** Begin Source data **

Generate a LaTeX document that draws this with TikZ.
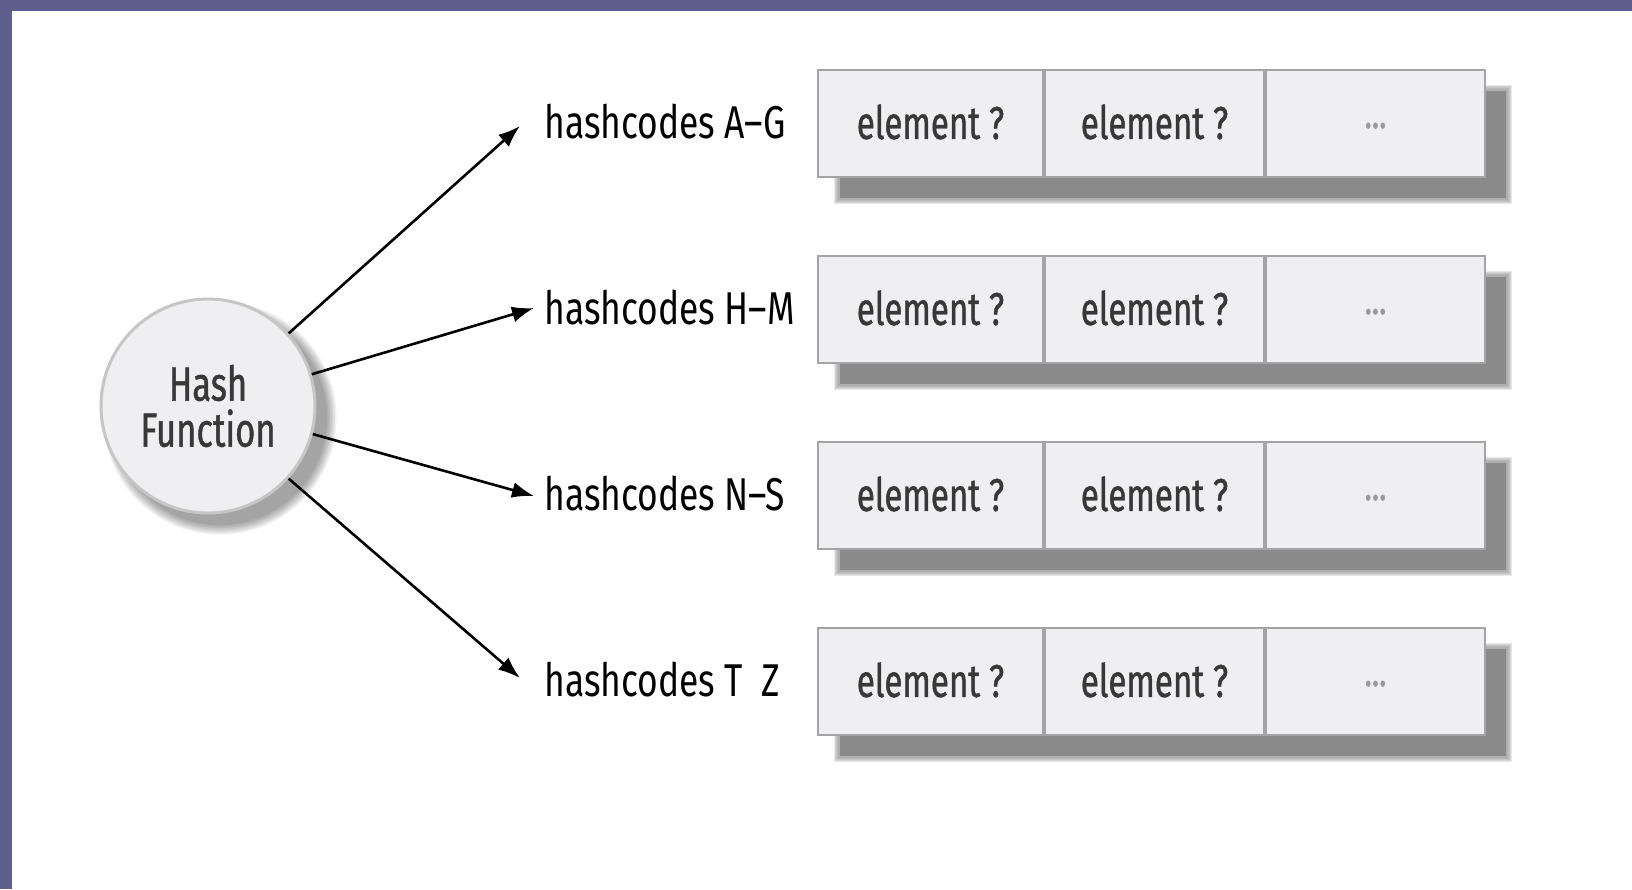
\documentclass[tikz,border=0pt]{standalone}
\usepackage{fontspec}
\setmainfont{Fira Sans}[FakeStretch=0.77]
\newfontfamily\cellfont{Fira Sans}[FakeStretch=0.72, FakeBold=0.9]
\usetikzlibrary{arrows.meta}
\definecolor{frame}{HTML}{5D5E8C}
\definecolor{cellfill}{HTML}{EFEFF2}
\definecolor{celledge}{HTML}{A4A4A6}
\definecolor{shadowgray}{HTML}{8A8A8A}
\definecolor{inktext}{HTML}{383838}
\newcommand{\elem}{\raisebox{2pt}{element ?}}
\tikzset{
  cell/.style={draw=celledge, line width=1.2pt, fill=cellfill, inner sep=0pt,
    minimum height=53.5pt, anchor=north west, text=inktext,
    font=\cellfont\fontsize{23}{26}\selectfont},
  wide/.style={minimum width=112.3pt},
  narrow/.style={minimum width=109.3pt},
  dots/.style={text=gray!80, font=\cellfont\fontsize{21}{22}\selectfont},
  bucket/.style={anchor=west, inner sep=0pt, text=black,
    font=\fontsize{23}{26}\selectfont},
  hashnode/.style={circle, minimum size=107pt, inner sep=0pt, fill=cellfill,
    draw=gray!45, line width=1.5pt, align=center, text=inktext,
    font=\cellfont\fontsize{24}{23}\selectfont},
  arr/.style={-{Latex[length=11pt,width=8pt]}, line width=1.3pt, black}
}
\begin{document}
\begin{tikzpicture}[x=0.5pt,y=-0.5pt]
  % canvas and frame bands
  \fill[white] (0,0) rectangle (1632,889);
  \useasboundingbox (0,0) rectangle (1632,889);
  \fill[frame] (0,0) rectangle (1632,11);
  \fill[frame] (0,0) rectangle (12,889);

  % hash function disc with soft shadow
  \foreach \k in {0,...,6}
    \fill[black, opacity=0.06] (220,418) circle ({53.5pt+\k*0.8pt});
  \node[hashnode] (hf) at (208,406) {Hash\\Function};

  % bucket rows
  \foreach \i/\y/\lab in {1/69/{A–G}, 2/255/{H–M}, 3/441/{N–S}, 4/627/{T\ \ Z}} {
    % blurred drop shadow
    \foreach \k in {0,...,4}
      \fill[shadowgray, opacity=0.2] ({838-\k},{\y+20-\k}) rectangle ({1508+\k},{\y+131+\k});
    \fill[shadowgray] (840,\y+22) rectangle (1506,\y+129);
    % cells
    \node[cell, wide]   (r\i a) at (817,\y) {\elem};
    \node[cell, narrow] (r\i b) at (r\i a.north east) {\elem};
    \node[cell, narrow] (r\i c) at (r\i b.north east) {};
    \node[dots] (d\i) at ([yshift=-1pt]r\i c.center) {...};
    % bucket label
    \node[bucket] (l\i) at (544,\y+53) {hashcodes \lab};
  }

  % connectors from the hash function to the buckets
  \draw[arr] (hf.42)  -- ([xshift=-12pt,yshift=-2pt]l1.west);
  \draw[arr] (hf.17)  -- ([xshift=-5pt]l2.west);
  \draw[arr] (hf.-15) -- ([xshift=-5pt,yshift=-1pt]l3.west);
  \draw[arr] (hf.-42) -- ([xshift=-12pt,yshift=1pt]l4.west);
\end{tikzpicture}
\end{document}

** End Source data **

All the lines above are to be reproduced exactly, except the pictures.

Generate a LaTeX document that draws this with TikZ.
\documentclass[tikz,border=0pt]{standalone}
\usepackage{fontspec}
\setmainfont{Fira Sans}[FakeStretch=0.77]
\newfontfamily\cellfont{Fira Sans}[FakeStretch=0.72, FakeBold=0.9]
\usetikzlibrary{arrows.meta}
\definecolor{frame}{HTML}{5D5E8C}
\definecolor{cellfill}{HTML}{EFEFF2}
\definecolor{celledge}{HTML}{A4A4A6}
\definecolor{shadowgray}{HTML}{8A8A8A}
\definecolor{inktext}{HTML}{383838}
\newcommand{\elem}{\raisebox{2pt}{element ?}}
\tikzset{
  cell/.style={draw=celledge, line width=1.2pt, fill=cellfill, inner sep=0pt,
    minimum height=53.5pt, anchor=north west, text=inktext,
    font=\cellfont\fontsize{23}{26}\selectfont},
  wide/.style={minimum width=112.3pt},
  narrow/.style={minimum width=109.3pt},
  dots/.style={text=gray!80, font=\cellfont\fontsize{21}{22}\selectfont},
  bucket/.style={anchor=west, inner sep=0pt, text=black,
    font=\fontsize{23}{26}\selectfont},
  hashnode/.style={circle, minimum size=107pt, inner sep=0pt, fill=cellfill,
    draw=gray!45, line width=1.5pt, align=center, text=inktext,
    font=\cellfont\fontsize{24}{23}\selectfont},
  arr/.style={-{Latex[length=11pt,width=8pt]}, line width=1.3pt, black}
}
\begin{document}
\begin{tikzpicture}[x=0.5pt,y=-0.5pt]
  % canvas and frame bands
  \fill[white] (0,0) rectangle (1632,889);
  \useasboundingbox (0,0) rectangle (1632,889);
  \fill[frame] (0,0) rectangle (1632,11);
  \fill[frame] (0,0) rectangle (12,889);

  % hash function disc with soft shadow
  \foreach \k in {0,...,6}
    \fill[black, opacity=0.06] (220,418) circle ({53.5pt+\k*0.8pt});
  \node[hashnode] (hf) at (208,406) {Hash\\Function};

  % bucket rows
  \foreach \i/\y/\lab in {1/69/{A–G}, 2/255/{H–M}, 3/441/{N–S}, 4/627/{T\ \ Z}} {
    % blurred drop shadow
    \foreach \k in {0,...,4}
      \fill[shadowgray, opacity=0.2] ({838-\k},{\y+20-\k}) rectangle ({1508+\k},{\y+131+\k});
    \fill[shadowgray] (840,\y+22) rectangle (1506,\y+129);
    % cells
    \node[cell, wide]   (r\i a) at (817,\y) {\elem};
    \node[cell, narrow] (r\i b) at (r\i a.north east) {\elem};
    \node[cell, narrow] (r\i c) at (r\i b.north east) {};
    \node[dots] (d\i) at ([yshift=-1pt]r\i c.center) {...};
    % bucket label
    \node[bucket] (l\i) at (544,\y+53) {hashcodes \lab};
  }

  % connectors from the hash function to the buckets
  \draw[arr] (hf.42)  -- ([xshift=-12pt,yshift=-2pt]l1.west);
  \draw[arr] (hf.17)  -- ([xshift=-5pt]l2.west);
  \draw[arr] (hf.-15) -- ([xshift=-5pt,yshift=-1pt]l3.west);
  \draw[arr] (hf.-42) -- ([xshift=-12pt,yshift=1pt]l4.west);
\end{tikzpicture}
\end{document}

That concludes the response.